Compilation Workflow#

Parameter	Default	Description
`dryrun`	`False`	Run the full partitioning pipeline without building any TRT engines. `True` prints a detailed partition report. A string path (e.g. `"/tmp/report.txt"`) also saves the report to a file. See Dryrun Mode.
`lazy_engine_init`	`False`	Defer TRT engine deserialization until all engines have been built. Works around resource contraints and builder overhad but engines may be less well tuned to their deployment resource availability
`debug`	`False`	Enable verbose TRT builder logs at `DEBUG` level.

Engine Caching#

Parameter	Default	Description
`cache_built_engines`	`False`	Persist compiled TRT engines to disk after building. Combine with `reuse_cached_engines` for faster subsequent compilations of the same graph.
`reuse_cached_engines`	`False`	Load TRT engines from the disk cache on cache hit, skipping the build step. The cache key includes graph structure, input specs, and all engine-invariant settings (see Engine Caching).
`timing_cache_path`	`/tmp/torch_tensorrt_engine_cache/timing_cache.bin`	Path for TRT’s timing cache file. The timing cache records kernel timing data across sessions, speeding up subsequent engine builds for similar subgraphs even when the engine cache itself is cold. Not used for TensorRT-RTX (no autotuning).
`runtime_cache_path`	`/tmp/torch_tensorrt_engine_cache/runtime_cache.bin`	Path for the TensorRT-RTX runtime cache file. The runtime cache stores JIT compilation results at inference time, preventing repeated compilation of kernels and graphs across sessions. Uses file locking for concurrent access safety. Only used with TensorRT-RTX; ignored for standard TensorRT.

DLA Parameters#

Deep Learning Accelerator (DLA) settings are only relevant when compiling for Jetson or DRIVE platforms. Set engine_capability=EngineCapability.DLA_STANDALONE to target DLA.

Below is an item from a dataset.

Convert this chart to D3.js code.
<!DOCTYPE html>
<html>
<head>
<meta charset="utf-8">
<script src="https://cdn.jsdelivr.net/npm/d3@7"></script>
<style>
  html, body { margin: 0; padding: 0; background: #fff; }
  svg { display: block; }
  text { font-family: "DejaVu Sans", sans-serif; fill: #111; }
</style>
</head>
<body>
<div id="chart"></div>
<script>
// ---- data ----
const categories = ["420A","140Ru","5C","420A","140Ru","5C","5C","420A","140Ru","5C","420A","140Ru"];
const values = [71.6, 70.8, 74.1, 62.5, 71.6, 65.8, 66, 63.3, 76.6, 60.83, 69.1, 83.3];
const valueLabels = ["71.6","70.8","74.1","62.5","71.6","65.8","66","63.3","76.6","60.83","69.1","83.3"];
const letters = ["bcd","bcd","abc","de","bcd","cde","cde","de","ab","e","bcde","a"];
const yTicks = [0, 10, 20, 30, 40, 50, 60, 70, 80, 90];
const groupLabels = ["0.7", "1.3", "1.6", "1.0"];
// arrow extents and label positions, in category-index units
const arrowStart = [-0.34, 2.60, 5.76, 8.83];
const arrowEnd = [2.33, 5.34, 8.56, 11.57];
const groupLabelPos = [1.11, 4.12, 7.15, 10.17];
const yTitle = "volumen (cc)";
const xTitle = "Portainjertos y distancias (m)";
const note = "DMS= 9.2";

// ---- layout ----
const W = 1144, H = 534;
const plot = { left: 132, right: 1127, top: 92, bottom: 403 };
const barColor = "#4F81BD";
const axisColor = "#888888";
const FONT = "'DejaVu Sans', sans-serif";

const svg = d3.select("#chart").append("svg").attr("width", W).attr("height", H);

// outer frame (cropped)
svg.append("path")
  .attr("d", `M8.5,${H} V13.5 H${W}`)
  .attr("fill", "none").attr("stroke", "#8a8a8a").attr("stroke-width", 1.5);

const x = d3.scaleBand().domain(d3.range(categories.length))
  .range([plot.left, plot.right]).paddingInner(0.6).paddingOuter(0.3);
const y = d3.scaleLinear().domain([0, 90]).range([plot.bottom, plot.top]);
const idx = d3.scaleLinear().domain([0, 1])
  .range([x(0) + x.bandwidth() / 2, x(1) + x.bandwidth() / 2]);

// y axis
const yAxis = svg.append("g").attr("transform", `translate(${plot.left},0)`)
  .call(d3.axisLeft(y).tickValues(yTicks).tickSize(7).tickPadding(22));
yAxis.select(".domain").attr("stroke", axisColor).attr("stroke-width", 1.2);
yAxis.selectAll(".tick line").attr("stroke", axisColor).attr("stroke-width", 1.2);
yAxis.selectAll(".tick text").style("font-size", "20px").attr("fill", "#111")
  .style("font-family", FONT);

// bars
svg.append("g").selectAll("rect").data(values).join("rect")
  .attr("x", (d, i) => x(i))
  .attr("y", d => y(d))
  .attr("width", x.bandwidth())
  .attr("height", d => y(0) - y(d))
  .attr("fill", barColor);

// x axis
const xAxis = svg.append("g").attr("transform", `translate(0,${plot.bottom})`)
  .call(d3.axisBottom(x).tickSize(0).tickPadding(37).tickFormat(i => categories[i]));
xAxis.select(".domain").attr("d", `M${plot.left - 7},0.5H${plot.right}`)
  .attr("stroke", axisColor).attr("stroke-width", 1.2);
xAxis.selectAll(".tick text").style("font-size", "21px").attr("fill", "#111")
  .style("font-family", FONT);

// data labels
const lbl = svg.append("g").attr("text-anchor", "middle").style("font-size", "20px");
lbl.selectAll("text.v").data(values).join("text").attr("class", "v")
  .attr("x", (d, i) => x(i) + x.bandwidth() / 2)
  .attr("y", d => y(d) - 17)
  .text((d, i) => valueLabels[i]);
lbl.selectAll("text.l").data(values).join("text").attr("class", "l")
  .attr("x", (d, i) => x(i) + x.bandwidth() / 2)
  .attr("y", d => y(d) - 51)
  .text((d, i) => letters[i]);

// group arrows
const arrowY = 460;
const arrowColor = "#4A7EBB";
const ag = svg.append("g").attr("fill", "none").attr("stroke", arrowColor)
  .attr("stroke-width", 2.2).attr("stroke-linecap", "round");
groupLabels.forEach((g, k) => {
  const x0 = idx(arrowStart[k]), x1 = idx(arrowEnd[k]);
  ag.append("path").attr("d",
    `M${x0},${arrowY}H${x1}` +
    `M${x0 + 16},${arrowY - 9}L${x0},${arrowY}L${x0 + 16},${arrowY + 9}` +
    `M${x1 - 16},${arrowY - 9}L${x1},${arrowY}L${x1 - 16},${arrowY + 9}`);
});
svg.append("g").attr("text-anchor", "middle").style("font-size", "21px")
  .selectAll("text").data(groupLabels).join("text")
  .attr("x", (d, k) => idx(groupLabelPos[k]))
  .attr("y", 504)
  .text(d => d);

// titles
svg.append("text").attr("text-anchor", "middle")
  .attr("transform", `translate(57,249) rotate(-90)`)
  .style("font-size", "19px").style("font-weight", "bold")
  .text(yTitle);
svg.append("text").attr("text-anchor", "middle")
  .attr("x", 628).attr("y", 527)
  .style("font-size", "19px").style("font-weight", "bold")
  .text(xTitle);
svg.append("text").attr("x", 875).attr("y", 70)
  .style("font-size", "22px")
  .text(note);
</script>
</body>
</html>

Parameter	Default	Description
`dla_sram_size`	`1 MB`	Fast software-managed SRAM used by DLA for intra-layer communication (bytes).
`dla_local_dram_size`	`1 GB`	Host DRAM used by DLA for intermediate tensor storage across layers (bytes).
`dla_global_dram_size`	`512 MB`	Host DRAM used by DLA for weights and metadata (bytes).

Engine-Invariant Settings#

Changing any of the following settings invalidates cached engines — the engine must be rebuilt from scratch:

max_aux_streams, version_compatible, optimization_level, disable_tf32, sparse_weights, engine_capability, hardware_compatible, refit_identical_engine_weights, immutable_weights, enable_weight_streaming, tiling_optimization_level, l2_limit_for_tiling, enable_autocast, autocast_low_precision_type, autocast_excluded_nodes, autocast_excluded_ops, autocast_max_output_threshold, autocast_max_depth_of_reduction, autocast_calibration_dataloader, decompose_attention, attn_bias_is_causal.

Settings not in this list (e.g., debug, dryrun, pass_through_build_failures) can be changed without invalidating the cache.